We've got information on the period start date, the period end date, the accrual days, which is the number of days in between those two dates, the basis of 360 days, the loan amount or cap notional of $25 million.

The spread over so far on the loan of 175 basis points and the cap strike rate of 5.2%.

We also have three months sofa at 5.42%.

So what is the capped loan interest rate?
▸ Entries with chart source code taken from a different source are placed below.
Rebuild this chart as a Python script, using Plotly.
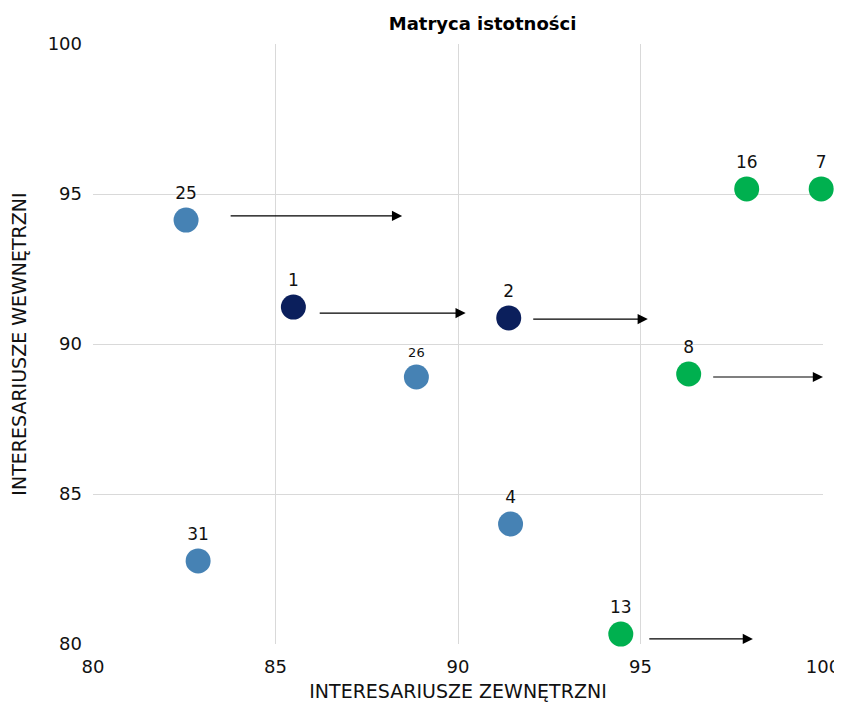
import plotly.graph_objects as go

labels = ["25", "1", "2", "26", "8", "16", "7", "4", "31", "13"]
x_ext = [82.55, 85.49, 91.39, 88.86, 96.32, 97.91, 99.95, 91.44, 82.88, 94.46]
y_int = [94.13, 91.23, 90.87, 88.90, 89.00, 95.17, 95.17, 84.00, 82.77, 80.33]
groups = ["blue", "navy", "navy", "blue", "green", "green", "green", "blue", "blue", "green"]
label_sizes = [17, 17, 17, 13, 17, 17, 17, 17, 17, 17]

arrow_from_x = [83.73, 86.17, 92.02, 96.95, 95.20]
arrow_to_x = [88.47, 90.21, 95.20, 100.0, 98.08]
arrow_y = [94.27, 91.03, 90.83, 88.90, 80.17]

color_map = {"blue": "#4682b4", "navy": "#0b1f5c", "green": "#00b04f"}

fig = go.Figure()
fig.add_trace(go.Scatter(
    x=x_ext, y=y_int, mode="markers+text",
    text=labels, textposition="top center",
    textfont=dict(family="DejaVu Sans", size=label_sizes, color="#111111"),
    marker=dict(size=25, color=[color_map[g] for g in groups], line=dict(width=0)),
    cliponaxis=False, showlegend=False, hoverinfo="skip",
))

for x0, x1, yy in zip(arrow_from_x, arrow_to_x, arrow_y):
    fig.add_annotation(
        x=x1, y=yy, ax=x0, ay=yy, xref="x", yref="y", axref="x", ayref="y",
        showarrow=True, arrowhead=2, arrowsize=1.7, arrowwidth=1.2,
        arrowcolor="#000000", text="",
    )

fig.update_layout(
    width=834, height=699,
    margin=dict(l=85, r=19, t=36, b=63, autoexpand=False),
    paper_bgcolor="white", plot_bgcolor="white",
    title=dict(text="<b>Matryca istotności</b>", x=0.569, xanchor="center",
               y=0.977, yanchor="middle",
               font=dict(family="DejaVu Sans", size=18, color="#000000")),
    font=dict(family="DejaVu Sans", color="#111111"),
)
fig.update_xaxes(
    range=[80, 100], tickvals=[80, 85, 90, 95, 100], showgrid=True,
    gridcolor="#d9d9d9", gridwidth=1, zeroline=False, showline=False,
    tickfont=dict(size=18, family="DejaVu Sans"), ticks="", ticklabelstandoff=10,
    title=dict(text="INTERESARIUSZE ZEWNĘTRZNI", font=dict(size=19), standoff=8),
    automargin=False,
)
fig.update_yaxes(
    range=[80, 100], tickvals=[80, 85, 90, 95, 100], showgrid=True,
    gridcolor="#d9d9d9", gridwidth=1, zeroline=False, showline=False,
    tickfont=dict(size=18, family="DejaVu Sans"), ticks="", ticklabelstandoff=10,
    title=dict(text="INTERESARIUSZE WEWNĘTRZNI", font=dict(size=19), standoff=16),
    automargin=False,
)

fig.write_html("out.html")
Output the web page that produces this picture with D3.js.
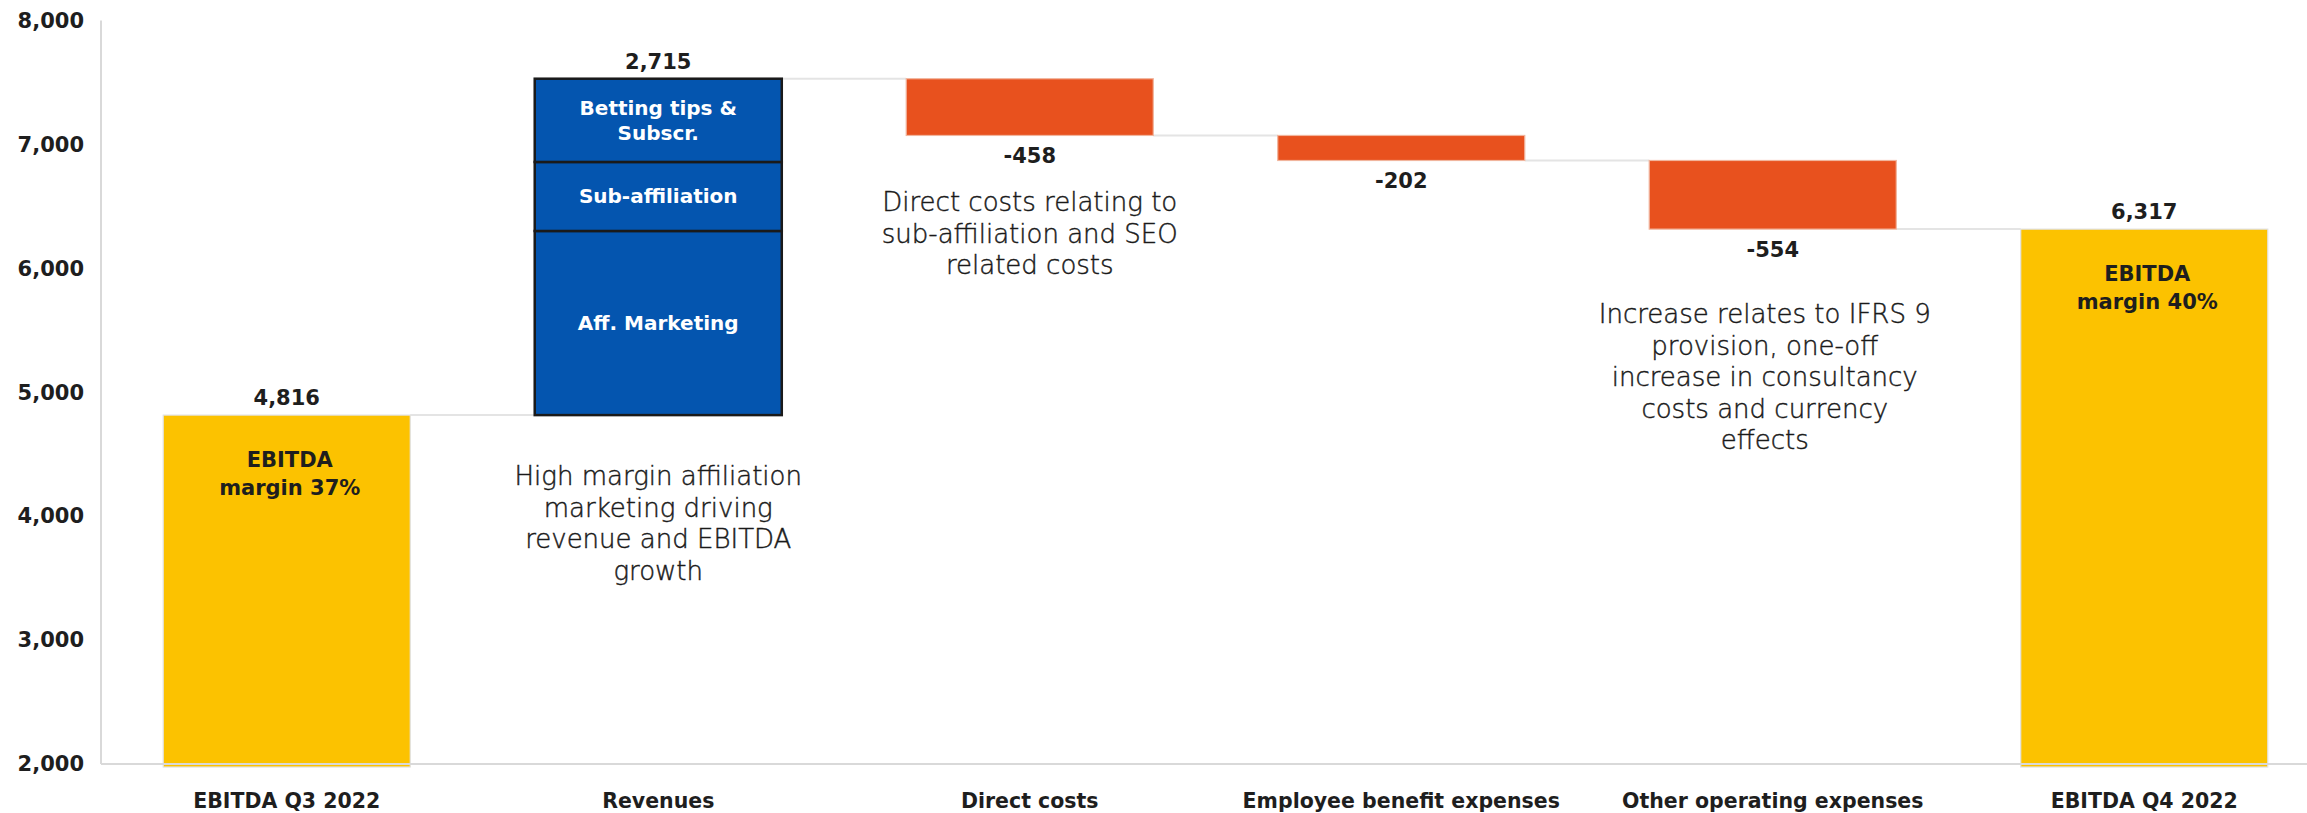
<!DOCTYPE html>
<html>
<head>
<meta charset="utf-8">
<script src="https://cdn.jsdelivr.net/npm/d3@7"></script>
<style>
  html, body { margin: 0; padding: 0; background: #ffffff; }
  svg { display: block; }
  .bold { font-family: "DejaVu Sans", "Noto Sans", sans-serif; font-weight: 700; fill: #1e1e1e; }
  .note { font-family: "DejaVu Sans", "Noto Sans", sans-serif; font-weight: 200; fill: #1a1a1a; stroke: #1a1a1a; stroke-width: 0.45px; }
</style>
</head>
<body>
<svg id="chart" width="2307" height="813"></svg>
<script>
// EBITDA bridge Q3 2022 -> Q4 2022 (waterfall)
const categories = ["EBITDA Q3 2022", "Revenues", "Direct costs", "Employee benefit expenses", "Other operating expenses", "EBITDA Q4 2022"];
const stepValues = [4816, 2715, -458, -202, -554, 6317];
const stepKinds  = ["total", "increase", "decrease", "decrease", "decrease", "total"];

// Revenue increase split into its components (bottom to top)
const revenueParts  = ["Aff. Marketing", "Sub-affiliation", "Betting tips & Subscr."];
const revenueValues = [1486, 557, 672];
const revenueLines  = [["Aff. Marketing"], ["Sub-affiliation"], ["Betting tips &", "Subscr."]];

// Margin captions inside the total bars
const marginLines = {
  "EBITDA Q3 2022": ["EBITDA", "margin 37%"],
  "EBITDA Q4 2022": ["EBITDA", "margin 40%"]
};

// Commentary placed under the bars
const notes = [
  { category: "Revenues", anchor: 4816, gap: 70, shift: 0, lines: ["High margin affiliation", "marketing driving", "revenue and EBITDA", "growth"] },
  { category: "Direct costs", anchor: 7073, gap: 76, shift: 0, lines: ["Direct costs relating to", "sub-affiliation and SEO", "related costs"] },
  { category: "Other operating expenses", anchor: 6317, gap: 94, shift: -8, lines: ["Increase relates to IFRS 9", "provision, one-off", "increase in consultancy", "costs and currency", "effects"] }
];

const yTicks = [2000, 3000, 4000, 5000, 6000, 7000, 8000];

const colors = { total: "#FCC200", increase: "#0455AF", decrease: "#E8511E" };

const svg = d3.select("#chart");
const x = d3.scaleBand().domain(categories).range([101, 2330]).paddingInner(0.335).paddingOuter(0.1675);
const y = d3.scaleLinear().domain([2000, 8000]).range([764, 20.6]);

// Running levels of the waterfall
let level = 0;
const steps = categories.map((c, i) => {
  let lo, hi, endLevel;
  if (stepKinds[i] === "total") {
    lo = y.domain()[0]; hi = stepValues[i]; endLevel = stepValues[i];
  } else {
    const start = level, end = level + stepValues[i];
    lo = Math.min(start, end); hi = Math.max(start, end); endLevel = end;
  }
  level = endLevel;
  return { category: c, kind: stepKinds[i], value: stepValues[i], lo, hi, level: endLevel };
});

// Connector lines between consecutive bars
const connectors = steps.slice(0, -1).map((s, i) => ({ from: s.category, to: steps[i + 1].category, level: s.level }));
svg.append("g").selectAll("line").data(connectors).join("line")
  .attr("x1", d => x(d.from) + x.bandwidth())
  .attr("x2", d => x(d.to))
  .attr("y1", d => y(d.level)).attr("y2", d => y(d.level))
  .attr("stroke", "#e4e4e4").attr("stroke-width", 2);

// Bars (revenue drawn separately as stacked parts)
svg.append("g").selectAll("rect").data(steps.filter(s => s.kind !== "increase")).join("rect")
  .attr("x", d => x(d.category))
  .attr("width", x.bandwidth())
  .attr("y", d => y(d.hi))
  .attr("height", d => y(d.lo) - y(d.hi) + (d.kind === "total" ? 3 : 0))
  .attr("fill", d => colors[d.kind])
  .attr("stroke", d => d.kind === "total" ? "#e2e2e2" : "#f1b59d")
  .attr("stroke-width", 1.2);

const rev = steps.find(s => s.kind === "increase");
let acc = rev.lo;
const revSegs = revenueValues.map((v, i) => {
  const seg = { name: revenueParts[i], lines: revenueLines[i], lo: acc, hi: acc + v };
  acc += v;
  return seg;
});
const revG = svg.append("g");
revG.selectAll("rect").data(revSegs).join("rect")
  .attr("x", x(rev.category))
  .attr("width", x.bandwidth())
  .attr("y", d => y(d.hi))
  .attr("height", d => y(d.lo) - y(d.hi))
  .attr("fill", colors.increase)
  .attr("stroke", "#1a1a1a").attr("stroke-width", 2.5);
revG.selectAll("text").data(revSegs).join("text")
  .attr("class", "bold")
  .style("fill", "#ffffff")
  .attr("font-size", 20)
  .attr("text-anchor", "middle")
  .attr("x", x(rev.category) + x.bandwidth() / 2)
  .attr("y", d => (y(d.lo) + y(d.hi)) / 2 - (d.lines.length - 1) * 12.5)
  .each(function(d) {
    d3.select(this).selectAll("tspan").data(d.lines).join("tspan")
      .attr("x", x(rev.category) + x.bandwidth() / 2)
      .attr("dy", (t, j) => j === 0 ? "0.35em" : 25)
      .text(t => t);
  });

// Axes: vertical value axis line and baseline
svg.append("line").attr("x1", 101).attr("x2", 101).attr("y1", y(8000)).attr("y2", y(2000))
  .attr("stroke", "#d9d9d9").attr("stroke-width", 2);
svg.append("line").attr("x1", 101).attr("x2", 2307).attr("y1", y(2000)).attr("y2", y(2000))
  .attr("stroke", "#d9d9d9").attr("stroke-width", 2);

const yAxis = d3.axisLeft(y).tickValues(yTicks).tickFormat(d3.format(",")).tickSize(0).tickPadding(17);
const yg = svg.append("g").attr("transform", "translate(101,0)").call(yAxis);
yg.select(".domain").remove();
yg.selectAll("text").attr("class", "bold").attr("font-size", 21).attr("font-family", null);

const xAxis = d3.axisBottom(x).tickSize(0).tickPadding(0);
const xg = svg.append("g").attr("transform", "translate(0,790)").call(xAxis);
xg.select(".domain").remove();
xg.selectAll("text").attr("class", "bold").attr("font-size", 20.5).attr("font-family", null).attr("dy", "0.9em");

// Value labels
svg.append("g").selectAll("text").data(steps).join("text")
  .attr("class", "bold")
  .attr("font-size", 21)
  .attr("text-anchor", "middle")
  .attr("x", d => x(d.category) + x.bandwidth() / 2)
  .attr("y", d => d.kind === "decrease" ? y(d.lo) + 28 : y(d.hi) - 10)
  .text(d => d3.format(",")(d.value).replace("\u2212", "-"));

// Margin captions inside total bars
svg.append("g").selectAll("text").data(steps.filter(s => marginLines[s.category])).join("text")
  .attr("class", "bold")
  .attr("font-size", 21)
  .attr("text-anchor", "middle")
  .attr("y", d => y(d.hi) + 52)
  .each(function(d) {
    const cx = x(d.category) + x.bandwidth() / 2 + 3;
    d3.select(this).selectAll("tspan").data(marginLines[d.category]).join("tspan")
      .attr("x", cx)
      .attr("dy", (t, j) => j === 0 ? 0 : 28)
      .text(t => t);
  });

// Commentary
svg.append("g").selectAll("text").data(notes).join("text")
  .attr("class", "note")
  .attr("font-size", 26)
  .attr("text-anchor", "middle")
  .attr("y", d => y(d.anchor) + d.gap)
  .each(function(d) {
    const cx = x(d.category) + x.bandwidth() / 2 + d.shift;
    d3.select(this).selectAll("tspan").data(d.lines).join("tspan")
      .attr("x", cx)
      .attr("dy", (t, j) => j === 0 ? 0 : 31.5)
      .text(t => t);
  });
</script>
</body>
</html>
Well, that would be the cap strike rate of 5.2% plus the 175 basis points, and that gives us 6.95% as the capped loan interest rate.

So this is the maximum the company would pay on the loan.

To work out the interest on the underlying loan, we need to take the loan amount of 25 million, multiply that by the interest rate of sofa, plus the 175 basis points spread, and then apportion this for the number of days we are looking at.

And that's 92 out of the 360 and that gives us $458,083.33.

Next to look at the caplet payoff, we are gonna take the difference between the three month sofa and the cap strike rate, but we're gonna build in a max function here because we only want an answer if there's a positive payoff on the caplet as this is an option.

If there's a negative payoff, we simply would not exercise the option.

So we need to take the maximum of zero and the difference between the three month sofa and the cap strike rate and then multiply that by the cap notional of $25 million and apportion for 92 of the 360 days.

And that gives us a Caplet payoff of $14,055.56.

Putting these two together, we get the net payment on the loan.

So we are gonna take the loan interest, which is a payment that is going to be reduced by the positive payoff on the caplet, and that gives us a net payment on the loan of $444,027.78.

To test. Our formula is working properly.

Let's say three months sofa.

Were lower than the cap strike rate, so imagine three months sofa were 5%.

We would then have a zero caplet payoff as the caplet is outta the money.

It would not be exercised.

And so the three month sofa rate of 5% would be used rather than the 5.2% cap rate.

So we can see that cap payoff is zero, let's just undo that.

And then we can finish up by working out the effective rate on the loan.

To work out the effective rate, we are going to express the net payment as a percentage of the loan amount of $25 million.

But then we want an annual rate.

So we're gonna gross this up by multiplying by 360 and dividing by 92.

And that gives us an effective rate of 6.95%, which correctly agrees to the capped loan interest rate that we calculated of 6.95%.

So this is the maximum we would pay on the loan if we bought the cap.